For readers seeking deeper research on board effectiveness and executive-role design in large-cap manufacturing, see our related pieces on leadership transitions and governance best practices here: [leadership transitions](https://fazencapital.com/insights/en) and [governance insights](https://fazencapital.com/insights/en).

FAQ

Q: Will this appointment likely change Intel's disclosure of executive compensation or governance practices? A: Material governance changes are typically accompanied by clarified disclosures in subsequent SEC filings or proxy materials. Investors should expect updates to role descriptions in the next proxy or quarterly filing and possibly a retrospective description of reporting lines and delegated authorities within 90 days (standard practice for governance changes).

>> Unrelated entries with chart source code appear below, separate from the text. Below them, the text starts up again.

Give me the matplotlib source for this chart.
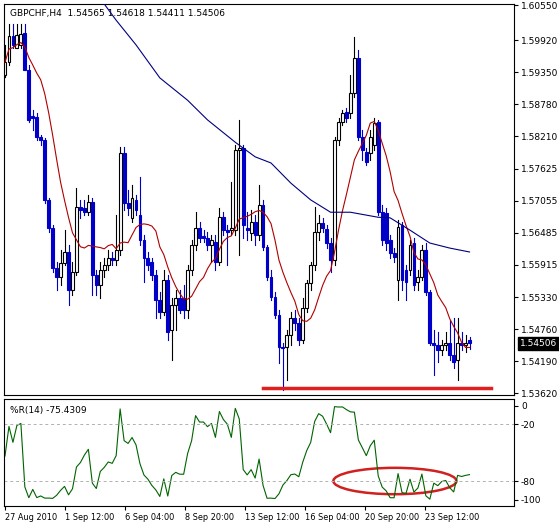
import numpy as np
import matplotlib
matplotlib.use("Agg")
import matplotlib.pyplot as plt
from matplotlib.patches import Rectangle, Ellipse

# GBPCHF H4 candles
opens = [1.5930, 1.5953, 1.6000, 1.5978, 1.5984, 1.6005, 1.5939, 1.5857, 1.5855, 1.5819,
         1.5814, 1.5707, 1.5657, 1.5585, 1.5569, 1.5594, 1.5614, 1.5546, 1.5578, 1.5694,
         1.5693, 1.5685, 1.5703, 1.5573, 1.5555, 1.5582, 1.5591, 1.5603, 1.5600, 1.5617,
         1.5791, 1.5701, 1.5675, 1.5707, 1.5680, 1.5635, 1.5603, 1.5596, 1.5573, 1.5528,
         1.5507, 1.5564, 1.5475, 1.5519, 1.5532, 1.5532, 1.5510, 1.5582, 1.5626, 1.5657,
         1.5643, 1.5639, 1.5626, 1.5632, 1.5596, 1.5676, 1.5653, 1.5653, 1.5653, 1.5796,
         1.5800, 1.5657, 1.5648, 1.5668, 1.5644, 1.5698, 1.5623, 1.5569, 1.5534, 1.5501,
         1.5444, 1.5444, 1.5466, 1.5496, 1.5487, 1.5457, 1.5514, 1.5559, 1.5591, 1.5650,
         1.5666, 1.5655, 1.5630, 1.5600, 1.5814, 1.5846, 1.5864, 1.5862, 1.5898, 1.5960,
         1.5819, 1.5793, 1.5791, 1.5805, 1.5846, 1.5685, 1.5684, 1.5635, 1.5612, 1.5564,
         1.5662, 1.5582, 1.5582, 1.5630, 1.5560, 1.5569, 1.5617, 1.5542, 1.5451, 1.5448,
         1.5439, 1.5448, 1.5451, 1.5430, 1.5421, 1.5451, 1.5448, 1.54565]
closes = [1.5953, 1.6000, 1.5984, 1.6001, 1.6003, 1.5939, 1.5850, 1.5853, 1.5819, 1.5814,
          1.5707, 1.5657, 1.5585, 1.5569, 1.5594, 1.5614, 1.5546, 1.5578, 1.5694, 1.5689,
          1.5685, 1.5703, 1.5573, 1.5555, 1.5582, 1.5591, 1.5603, 1.5600, 1.5617, 1.5791,
          1.5701, 1.5693, 1.5710, 1.5689, 1.5635, 1.5603, 1.5591, 1.5573, 1.5528, 1.5507,
          1.5564, 1.5471, 1.5519, 1.5532, 1.5510, 1.5510, 1.5582, 1.5626, 1.5657, 1.5639,
          1.5639, 1.5626, 1.5635, 1.5596, 1.5676, 1.5653, 1.5650, 1.5657, 1.5796, 1.5800,
          1.5662, 1.5653, 1.5668, 1.5644, 1.5698, 1.5623, 1.5569, 1.5534, 1.5501, 1.5444,
          1.5443, 1.5466, 1.5496, 1.5487, 1.5457, 1.5514, 1.5559, 1.5591, 1.5650, 1.5666,
          1.5657, 1.5630, 1.5600, 1.5814, 1.5846, 1.5862, 1.5853, 1.5898, 1.5960, 1.5819,
          1.5796, 1.5775, 1.5819, 1.5844, 1.5685, 1.5635, 1.5630, 1.5612, 1.5605, 1.5659,
          1.5564, 1.5560, 1.5626, 1.5555, 1.5569, 1.5617, 1.5542, 1.5451, 1.5448, 1.5439,
          1.5448, 1.5451, 1.5430, 1.5417, 1.5451, 1.5448, 1.5451, 1.54506]
highs = [1.5984, 1.6021, 1.6021, 1.6021, 1.6021, 1.6021, 1.5948, 1.5868, 1.5862, 1.5823,
         1.5818, 1.5710, 1.5662, 1.5596, 1.5617, 1.5653, 1.5626, 1.5596, 1.5728, 1.5707,
         1.5707, 1.5716, 1.5710, 1.5582, 1.5596, 1.5603, 1.5617, 1.5614, 1.5680, 1.5801,
         1.5801, 1.5725, 1.5734, 1.5716, 1.5748, 1.5644, 1.5614, 1.5603, 1.5582, 1.5542,
         1.5582, 1.5573, 1.5532, 1.5546, 1.5546, 1.5555, 1.5591, 1.5635, 1.5685, 1.5668,
         1.5653, 1.5650, 1.5644, 1.5644, 1.5693, 1.5685, 1.5662, 1.5739, 1.5805, 1.5850,
         1.5805, 1.5685, 1.5689, 1.5680, 1.5734, 1.5707, 1.5626, 1.5582, 1.5542, 1.5510,
         1.5451, 1.5475, 1.5507, 1.5510, 1.5496, 1.5532, 1.5564, 1.5596, 1.5694, 1.5680,
         1.5675, 1.5662, 1.5639, 1.5819, 1.5853, 1.5868, 1.5871, 1.5930, 1.5998, 1.5975,
         1.5832, 1.5800, 1.5832, 1.5853, 1.5850, 1.5698, 1.5693, 1.5644, 1.5621, 1.5671,
         1.5668, 1.5591, 1.5635, 1.5639, 1.5582, 1.5626, 1.5630, 1.5546, 1.5475, 1.5471,
         1.5457, 1.5471, 1.5492, 1.5496, 1.5496, 1.5471, 1.5466, 1.54618]
lows = [1.5926, 1.5948, 1.5978, 1.5978, 1.5978, 1.5939, 1.5846, 1.5832, 1.5814, 1.5805,
        1.5701, 1.5650, 1.5578, 1.5546, 1.5555, 1.5591, 1.5519, 1.5537, 1.5573, 1.5675,
        1.5680, 1.5680, 1.5537, 1.5537, 1.5532, 1.5569, 1.5582, 1.5591, 1.5591, 1.5609,
        1.5689, 1.5680, 1.5668, 1.5680, 1.5626, 1.5560, 1.5582, 1.5564, 1.5496, 1.5496,
        1.5501, 1.5457, 1.5421, 1.5475, 1.5505, 1.5496, 1.5496, 1.5573, 1.5617, 1.5632,
        1.5632, 1.5617, 1.5596, 1.5582, 1.5591, 1.5644, 1.5591, 1.5644, 1.5644, 1.5609,
        1.5639, 1.5635, 1.5635, 1.5626, 1.5635, 1.5617, 1.5564, 1.5528, 1.5496, 1.5416,
        1.5367, 1.5385, 1.5448, 1.5475, 1.5448, 1.5451, 1.5507, 1.5546, 1.5582, 1.5635,
        1.5650, 1.5621, 1.5578, 1.5591, 1.5805, 1.5841, 1.5846, 1.5853, 1.5891, 1.5814,
        1.5778, 1.5769, 1.5778, 1.5796, 1.5680, 1.5626, 1.5617, 1.5603, 1.5596, 1.5528,
        1.5546, 1.5528, 1.5573, 1.5546, 1.5546, 1.5564, 1.5537, 1.5448, 1.5394, 1.5417,
        1.5430, 1.5439, 1.5421, 1.5407, 1.5385, 1.5439, 1.5435, 1.54411]

# slow moving average (blue), read at a few bars
slow_ma_bars = [25, 28, 33, 39, 46, 51, 58, 63, 67, 72, 77, 82, 87, 94, 97, 102, 107, 112, 117]
slow_ma_vals = [1.6057, 1.6028, 1.5984, 1.5925, 1.5885, 1.5850, 1.5810, 1.5784, 1.5773, 1.5737,
                1.5707, 1.5685, 1.5685, 1.5676, 1.5675, 1.5653, 1.5630, 1.5621, 1.5614]

price_ticks = [1.60550, 1.59920, 1.59350, 1.58780, 1.58210, 1.57625, 1.57055,
               1.56485, 1.55915, 1.55330, 1.54760, 1.54190, 1.53620]
date_labels = ["27 Aug 2010", "1 Sep 12:00", "6 Sep 04:00", "8 Sep 20:00",
               "13 Sep 12:00", "16 Sep 04:00", "20 Sep 20:00", "23 Sep 12:00"]
support_level = 1.5371

o = np.array(opens); c = np.array(closes); h = np.array(highs); l = np.array(lows)
n = len(o)
idx = np.arange(n)

# fast MA (red) and Williams %R(14) derived from the candles
fast_ma = np.array([c[max(0, i - 9):i + 1].mean() for i in range(n)])
wr = []
for i in range(n):
    hh = h[max(0, i - 13):i + 1].max()
    ll = l[max(0, i - 13):i + 1].min()
    wr.append(-100 * (hh - c[i]) / (hh - ll))
wr = np.array(wr)

W, H = 559, 526
fig = plt.figure(figsize=(W / 100, H / 100), dpi=100)
ax = fig.add_axes([4 / W, 1 - 395 / H, 510 / W, 391 / H])
ax2 = fig.add_axes([4 / W, 1 - 506 / H, 510 / W, 107 / H])

blue = "#0000c8"
for i in range(n):
    bull = c[i] >= o[i]
    col = "black" if bull else blue
    ax.plot([i, i], [l[i], h[i]], color=col, lw=0.8, zorder=2)
    lo, hi = min(o[i], c[i]), max(o[i], c[i])
    ax.add_patch(Rectangle((i - 0.36, lo), 0.72, max(hi - lo, 0.00005),
                           facecolor="white" if bull else blue, edgecolor=col,
                           lw=0.8, zorder=3))
ax.plot(idx, fast_ma, color="#b00000", lw=0.8, zorder=4)
ax.plot(slow_ma_bars, slow_ma_vals, color="#000080", lw=0.8, zorder=4)
ax.plot([65, 122.5], [support_level, support_level], color="#e02020", lw=2.5, zorder=5)

xmin, xmax = -0.25, 128.2
ax.set_xlim(xmin, xmax)
ax.set_ylim(1.53585, 1.6057)
ax.yaxis.tick_right()
ax.set_yticks(price_ticks)
ax.set_yticklabels([f"{t:.5f}" for t in price_ticks])
ax.set_xticks([])
ax.tick_params(axis="y", labelsize=6.5, length=3, pad=2)
ax.text(0.012, 0.988, "GBPCHF,H4  1.54565 1.54618 1.54411 1.54506",
        transform=ax.transAxes, fontsize=6.5, va="top")
ax.text(1.012, c[-1], f"{c[-1]:.5f}", transform=ax.get_yaxis_transform(),
        fontsize=6.5, color="white", va="center",
        bbox=dict(boxstyle="square,pad=0.2", fc="black", ec="black"))

ax2.plot(idx, wr, color="#006400", lw=0.8)
for lev in [-20, -80]:
    ax2.axhline(lev, color="#b0b0b0", lw=0.7, ls=(0, (3, 3)))
ax2.add_patch(Ellipse((98.2, -80), 31, 28, fill=False, edgecolor="#d02020", lw=1.8))
ax2.set_xlim(xmin, xmax)
ax2.set_ylim(-106.5, 7)
ax2.yaxis.tick_right()
ax2.set_yticks([0, -20, -80, -100])
ax2.set_yticklabels(["0", "-20", "-80", "-100"])
ax2.set_xticks([i * 15.1 for i in range(len(date_labels))])
ax2.set_xticklabels(date_labels, ha="left")
ax2.tick_params(labelsize=6.5, length=3, pad=2)
ax2.tick_params(axis="x", labelsize=5.9)
ax2.text(0.012, 0.93, "%R(14) -75.4309", transform=ax2.transAxes, fontsize=6.5, va="top")

for a in (ax, ax2):
    for s in a.spines.values():
        s.set_linewidth(0.8)

fig.savefig("out.png", dpi=100)
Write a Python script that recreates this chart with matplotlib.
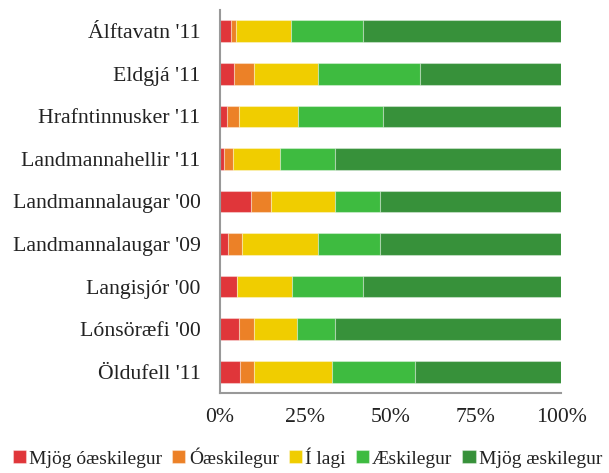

Q: How does Intel's approach compare historically in the semiconductor industry? A: Historically, the majority of semiconductor firms have maintained separate General Counsel and CHRO roles; in Fazen Capital's review of 50 large-cap peers, approximately 18% had combined the functions as of Q1 2026 (Source: Fazen Capital analysis, 2026). The minority adoption rate reflects sector-specific trade-offs between centralized coordination and independent legal oversight.

Bottom Line

Intel's appointment of Aparna Bawa as EVP, Chief Legal & People Officer on April 11, 2026 formalizes a consolidated governance approach that could improve operational coordination but raises questions about independent legal oversight; investors should monitor follow-on disclosures and board-level mitigants. Disclaimer: This article is for informational purposes only and does not constitute investment advice.